DOJ Guidance Addresses the Obama Administration’s Openness Policy With Respect to the Freedom of Information Act
April 21, 2009By Ricardo Carvajal & John R. Fleder –
On April 17, 2009, DOJ’s Office of Information Policy (“OIP”) issued guidance to federal agencies on President Obama’s FOIA Memorandum of January 21st and Attorney General (“AG”) Holder’s subsequent FOIA March 19th guidelines. The President’s FOIA memorandum directed all agencies to administer the FOIA with a “clear presumption” in favor of disclosure. In his subsequent guidelines, the AG encouraged agencies to make discretionary disclosures and avoid withholding information simply because it is legally possible. In addition, the AG emphasized that agencies must consider whether partial disclosures can be made in the case of records that cannot be fully disclosed. The AG’s guidelines also noted that DOJ will defend an agency’s denial of a FOIA request only if:
(1) the agency reasonably foresees that disclosure would harm an interest protected by one of the statutory exemptions, or
(2) disclosure is prohibited by law.
The AG’s guidelines explicitly rescinded AG Ashcroft’s FOIA memorandum of October 2001, which provided that DOJ would defend denials “unless they lack a sound legal basis or present an unwarranted risk of adverse impact on the ability of other agencies to protect other important records.”

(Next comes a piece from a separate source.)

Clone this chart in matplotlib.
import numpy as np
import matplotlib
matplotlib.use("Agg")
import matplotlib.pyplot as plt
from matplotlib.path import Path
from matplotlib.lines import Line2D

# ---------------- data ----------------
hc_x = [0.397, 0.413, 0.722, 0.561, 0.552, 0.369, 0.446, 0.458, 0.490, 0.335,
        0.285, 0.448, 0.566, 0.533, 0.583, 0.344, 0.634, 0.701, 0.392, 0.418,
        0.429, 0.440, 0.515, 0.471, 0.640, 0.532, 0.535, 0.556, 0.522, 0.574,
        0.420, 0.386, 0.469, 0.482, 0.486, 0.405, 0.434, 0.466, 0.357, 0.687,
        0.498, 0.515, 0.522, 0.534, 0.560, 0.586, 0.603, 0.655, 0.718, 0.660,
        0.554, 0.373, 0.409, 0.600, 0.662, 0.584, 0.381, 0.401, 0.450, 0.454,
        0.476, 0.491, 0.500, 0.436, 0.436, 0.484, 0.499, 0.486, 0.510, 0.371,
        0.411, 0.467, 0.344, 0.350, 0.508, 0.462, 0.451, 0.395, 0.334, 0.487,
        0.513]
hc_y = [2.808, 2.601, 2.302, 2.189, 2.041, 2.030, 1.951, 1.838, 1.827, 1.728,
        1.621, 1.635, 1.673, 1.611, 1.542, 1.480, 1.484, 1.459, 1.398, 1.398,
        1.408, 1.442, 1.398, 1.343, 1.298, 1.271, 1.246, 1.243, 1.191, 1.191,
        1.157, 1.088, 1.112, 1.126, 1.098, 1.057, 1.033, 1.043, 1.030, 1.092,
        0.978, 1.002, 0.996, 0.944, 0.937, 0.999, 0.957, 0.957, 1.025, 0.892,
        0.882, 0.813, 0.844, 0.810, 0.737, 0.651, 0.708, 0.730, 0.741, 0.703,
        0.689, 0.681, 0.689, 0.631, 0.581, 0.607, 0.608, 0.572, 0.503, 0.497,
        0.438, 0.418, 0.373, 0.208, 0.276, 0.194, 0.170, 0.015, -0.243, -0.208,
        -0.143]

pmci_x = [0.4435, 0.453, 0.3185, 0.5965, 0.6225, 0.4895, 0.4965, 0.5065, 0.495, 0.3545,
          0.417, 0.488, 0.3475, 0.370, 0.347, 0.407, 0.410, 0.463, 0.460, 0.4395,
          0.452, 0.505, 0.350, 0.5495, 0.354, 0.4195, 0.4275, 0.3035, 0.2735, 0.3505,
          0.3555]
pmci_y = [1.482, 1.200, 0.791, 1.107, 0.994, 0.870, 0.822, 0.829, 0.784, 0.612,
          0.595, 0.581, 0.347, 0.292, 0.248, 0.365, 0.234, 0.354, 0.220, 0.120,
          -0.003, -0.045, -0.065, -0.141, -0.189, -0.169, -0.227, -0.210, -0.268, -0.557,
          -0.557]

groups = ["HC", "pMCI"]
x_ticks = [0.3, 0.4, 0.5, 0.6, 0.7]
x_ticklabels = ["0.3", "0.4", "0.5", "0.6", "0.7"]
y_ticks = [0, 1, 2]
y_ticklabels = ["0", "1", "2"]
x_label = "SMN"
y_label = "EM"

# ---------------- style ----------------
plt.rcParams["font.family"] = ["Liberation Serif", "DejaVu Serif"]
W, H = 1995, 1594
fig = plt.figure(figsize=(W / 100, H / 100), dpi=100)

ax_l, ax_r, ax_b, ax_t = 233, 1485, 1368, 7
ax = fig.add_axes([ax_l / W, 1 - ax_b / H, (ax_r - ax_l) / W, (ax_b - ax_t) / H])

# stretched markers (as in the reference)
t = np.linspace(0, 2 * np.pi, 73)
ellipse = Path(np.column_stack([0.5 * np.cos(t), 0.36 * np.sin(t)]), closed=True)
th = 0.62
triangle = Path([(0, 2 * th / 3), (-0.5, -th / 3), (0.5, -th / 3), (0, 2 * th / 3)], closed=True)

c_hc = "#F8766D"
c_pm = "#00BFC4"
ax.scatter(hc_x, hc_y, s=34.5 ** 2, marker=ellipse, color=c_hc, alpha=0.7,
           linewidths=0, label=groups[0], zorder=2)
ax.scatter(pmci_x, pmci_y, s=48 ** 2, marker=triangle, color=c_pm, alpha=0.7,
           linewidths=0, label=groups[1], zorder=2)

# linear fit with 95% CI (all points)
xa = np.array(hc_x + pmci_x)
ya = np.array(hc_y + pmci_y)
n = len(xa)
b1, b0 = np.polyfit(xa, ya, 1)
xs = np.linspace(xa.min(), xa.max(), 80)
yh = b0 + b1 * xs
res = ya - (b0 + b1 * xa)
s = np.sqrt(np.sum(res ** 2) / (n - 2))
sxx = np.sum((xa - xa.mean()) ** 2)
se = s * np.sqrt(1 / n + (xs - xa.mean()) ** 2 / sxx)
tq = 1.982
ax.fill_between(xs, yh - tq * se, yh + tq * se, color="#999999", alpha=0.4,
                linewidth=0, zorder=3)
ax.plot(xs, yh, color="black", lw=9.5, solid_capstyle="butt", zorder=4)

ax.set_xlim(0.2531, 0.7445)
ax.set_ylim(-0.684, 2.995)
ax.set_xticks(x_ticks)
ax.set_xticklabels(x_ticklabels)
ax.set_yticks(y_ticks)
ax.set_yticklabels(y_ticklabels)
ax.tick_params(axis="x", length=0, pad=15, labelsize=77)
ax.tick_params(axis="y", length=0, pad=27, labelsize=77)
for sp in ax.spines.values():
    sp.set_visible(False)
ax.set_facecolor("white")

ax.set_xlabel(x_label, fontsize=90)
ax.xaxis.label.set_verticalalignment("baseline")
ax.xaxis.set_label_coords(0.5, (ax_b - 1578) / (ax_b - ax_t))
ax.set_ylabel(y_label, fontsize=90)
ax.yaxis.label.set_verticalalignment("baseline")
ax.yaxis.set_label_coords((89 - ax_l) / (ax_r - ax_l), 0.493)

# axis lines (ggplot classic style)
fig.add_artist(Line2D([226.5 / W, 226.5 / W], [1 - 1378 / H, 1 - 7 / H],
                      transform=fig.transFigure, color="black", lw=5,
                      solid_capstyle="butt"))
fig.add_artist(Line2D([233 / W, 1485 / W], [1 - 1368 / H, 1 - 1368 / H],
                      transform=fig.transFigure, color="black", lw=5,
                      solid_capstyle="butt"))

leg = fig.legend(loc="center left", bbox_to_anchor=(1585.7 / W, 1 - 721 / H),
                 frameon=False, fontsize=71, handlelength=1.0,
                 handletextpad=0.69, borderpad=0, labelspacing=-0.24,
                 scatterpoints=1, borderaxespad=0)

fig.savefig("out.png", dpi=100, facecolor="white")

OIP’s guidance describes the combined impact of the President’s Memorandum and the Attorney General’s guidelines as a “sea change in the way transparency is viewed across the government.” The guidance sets out five points that are considered key to realizing the President’s directive to “usher in a new era of open government”:
(1) agency personnel “must alter their mind set” to “view all FOIA decisions through the prism of openness”;
(2) records should be reviewed “with a view toward determining what can be disclosed, rather than what can be withheld”;
(3) “information should not automatically be withheld just because an exemption technically or legally might apply”;
(4) where full disclosure is not possible, agencies should take reasonable steps to release both information that is nonexempt and information that, even though exempt, can be discretionarily released;
(5) records cannot be withheld to avoid embarrassing public officials, prevent the revelation of errors and failures, or “because of speculative or abstract fears.”

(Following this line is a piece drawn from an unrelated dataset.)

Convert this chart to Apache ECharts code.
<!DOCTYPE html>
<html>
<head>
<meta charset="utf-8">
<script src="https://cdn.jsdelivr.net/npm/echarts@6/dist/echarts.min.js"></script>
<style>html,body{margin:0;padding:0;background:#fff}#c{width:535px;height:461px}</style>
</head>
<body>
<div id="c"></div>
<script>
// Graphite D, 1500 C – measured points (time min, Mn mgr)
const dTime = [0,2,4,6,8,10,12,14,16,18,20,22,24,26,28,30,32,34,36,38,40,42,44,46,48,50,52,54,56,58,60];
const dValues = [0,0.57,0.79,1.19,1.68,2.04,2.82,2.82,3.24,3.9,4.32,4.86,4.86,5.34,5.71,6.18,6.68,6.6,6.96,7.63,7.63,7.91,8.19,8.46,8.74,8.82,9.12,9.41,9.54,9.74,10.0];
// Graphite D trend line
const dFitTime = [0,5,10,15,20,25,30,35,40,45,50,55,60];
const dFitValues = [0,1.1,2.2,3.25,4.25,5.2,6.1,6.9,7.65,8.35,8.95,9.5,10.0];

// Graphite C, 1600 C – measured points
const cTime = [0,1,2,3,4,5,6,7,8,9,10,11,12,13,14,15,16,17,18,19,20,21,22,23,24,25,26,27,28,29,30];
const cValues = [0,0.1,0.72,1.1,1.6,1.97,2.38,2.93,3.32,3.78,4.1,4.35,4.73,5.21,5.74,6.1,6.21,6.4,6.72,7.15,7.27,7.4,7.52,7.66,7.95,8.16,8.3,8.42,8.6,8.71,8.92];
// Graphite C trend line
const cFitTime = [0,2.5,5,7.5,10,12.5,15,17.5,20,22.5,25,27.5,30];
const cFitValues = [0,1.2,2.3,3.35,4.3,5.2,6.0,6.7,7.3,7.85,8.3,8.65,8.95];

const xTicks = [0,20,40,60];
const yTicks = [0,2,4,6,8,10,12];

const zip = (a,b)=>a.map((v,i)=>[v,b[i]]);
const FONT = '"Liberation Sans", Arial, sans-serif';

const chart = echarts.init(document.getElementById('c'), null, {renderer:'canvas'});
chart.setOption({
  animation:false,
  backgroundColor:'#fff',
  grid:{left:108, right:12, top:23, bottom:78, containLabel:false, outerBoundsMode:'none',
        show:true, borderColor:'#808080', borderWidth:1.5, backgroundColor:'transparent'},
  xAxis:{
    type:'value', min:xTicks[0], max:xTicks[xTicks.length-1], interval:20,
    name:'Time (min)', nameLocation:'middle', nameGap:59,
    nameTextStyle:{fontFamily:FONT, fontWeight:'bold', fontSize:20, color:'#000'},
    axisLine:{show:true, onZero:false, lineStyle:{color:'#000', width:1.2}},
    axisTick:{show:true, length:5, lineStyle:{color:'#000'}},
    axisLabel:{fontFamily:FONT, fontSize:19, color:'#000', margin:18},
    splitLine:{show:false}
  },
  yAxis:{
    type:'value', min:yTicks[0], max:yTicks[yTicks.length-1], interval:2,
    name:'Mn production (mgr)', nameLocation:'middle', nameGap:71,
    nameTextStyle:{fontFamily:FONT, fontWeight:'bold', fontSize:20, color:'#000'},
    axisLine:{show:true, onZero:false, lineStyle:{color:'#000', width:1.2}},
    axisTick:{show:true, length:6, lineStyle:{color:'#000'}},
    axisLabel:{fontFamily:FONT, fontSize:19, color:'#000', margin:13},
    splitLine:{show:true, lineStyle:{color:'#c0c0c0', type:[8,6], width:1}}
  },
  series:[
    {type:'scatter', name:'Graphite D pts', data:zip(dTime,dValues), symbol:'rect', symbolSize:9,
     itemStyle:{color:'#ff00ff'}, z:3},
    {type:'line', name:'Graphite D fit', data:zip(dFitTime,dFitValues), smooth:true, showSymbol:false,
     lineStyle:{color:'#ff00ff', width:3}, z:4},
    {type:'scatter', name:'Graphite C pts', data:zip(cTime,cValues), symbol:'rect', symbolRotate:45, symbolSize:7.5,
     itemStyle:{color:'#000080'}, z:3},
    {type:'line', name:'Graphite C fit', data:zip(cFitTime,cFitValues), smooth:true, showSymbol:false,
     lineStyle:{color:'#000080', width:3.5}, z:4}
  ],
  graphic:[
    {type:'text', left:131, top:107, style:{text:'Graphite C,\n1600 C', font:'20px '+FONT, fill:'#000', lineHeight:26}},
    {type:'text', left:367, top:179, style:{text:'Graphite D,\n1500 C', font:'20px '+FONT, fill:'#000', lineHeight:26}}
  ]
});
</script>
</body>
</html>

The OIP’s guidance makes clear that it will still be appropriate to withhold certain information to prevent harm to national security, personal privacy, and law enforcement interests, and that certain types of information are required to be withheld by other legal authorities (e.g., trade secrets and confidential commercial information under the Trade Secrets Act).

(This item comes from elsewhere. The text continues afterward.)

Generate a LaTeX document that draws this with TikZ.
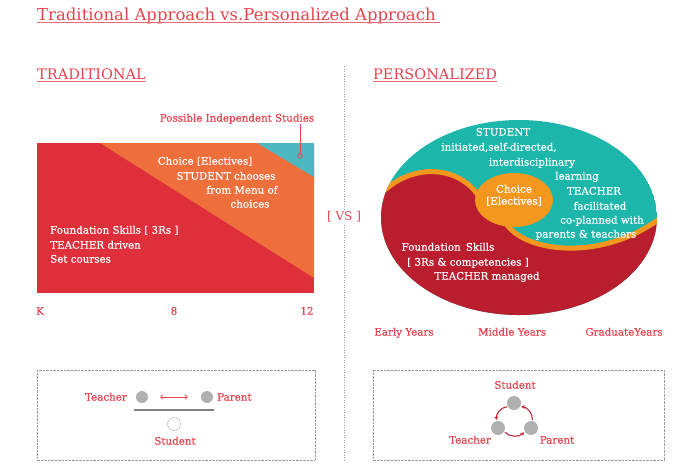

According to the OIP guidance, “[t]here is no doubt that records protected by Exemption 5 hold the greatest promise for increased discretionary release.” Exemption 5 provides for the discretionary withholding of “inter-agency or intra-agency memorandums or letters which would not be available by law to a party other than an agency in litigation with the agency.” It encompasses the deliberative process privilege, the attorney work-product privilege, and the attorney-client privilege. Records covered by the deliberative process privilege (where government officials frequently discuss and debate what course of action they should take with regard to important government decisions) are the type of records that could be most affected by the guidance in terms of a new policy of openness and disclosure.
It is too soon to know what effect the OIP guidance will have on FDA’s information disclosure policies and practices. However, the timing of the issuance of the President’s FOIA Memorandum, together with the prompt publication of the AG’s guidelines and OIP’s guidance, suggest that the issue of increased transparency is one of considerable importance to the new Administration.